Q: Can I use other datasets publicly available on Redivis in the challenge?
A: Yes! You can use any dataset that’s publicly available on Redivis (even if it’s not from the Data Challenge or EIDC) that’s relevant for your analysis. If you plan to do so, we recommend running the dataset you’re looking at using by us to confirm that it’s a good fit for the challenge.
Q: How will the challenge be assessed?
A: Each judge will use the same rubric to score submissions – scoring is based on a range of factors (e.g., the overall narrative, methods used, visualization, and creativity). Participants will conduct their analyses and submit a short project narrative that describes the research question, analytic approach, and key findings. We encourage participants to find creative ways to incorporate visualizations and other aspects of data storytelling to create a compelling narrative.
The effort and depth shown in the project narrative in answering the research question will be given the most weight, followed by the quality and utility of the resulting indicator or finding. The final assessment criterion is participants’ organization and level of documentation.
Q: Should I participate even if I don’t have the same level of experience as others?
A: We expect a broad range of experience – with some users with minimal data experience and others with some background. This competition is aimed at users who are still in college (undergraduate or graduate) or are early career professionals, but anyone is welcome to participate. Substantial experience working with these types of data is not required.
Q: If my submission touches on more than one subject area, will it be evaluated for all of the relevant subject areas or just one area?

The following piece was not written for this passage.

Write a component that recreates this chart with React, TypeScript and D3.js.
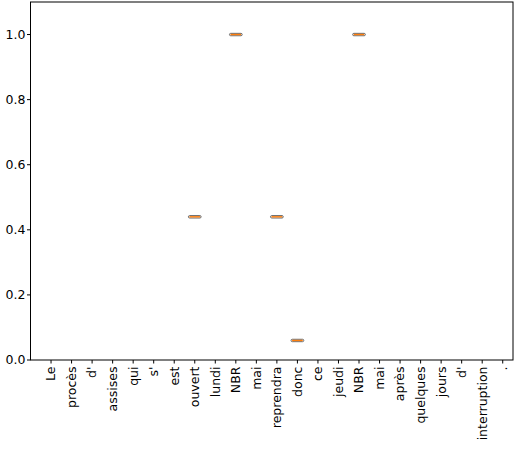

A: Submissions can only be considered for one subject area. If your submission touches on multiple subject areas, please indicate clearly which area you would like your project to be considered for.
Q: Will submissions be publicized after?
A: Only the submissions that place in the competition will be publicized. The Massive Data Institute will arrange a webinar with APDU where competition winners will have an opportunity to present their work.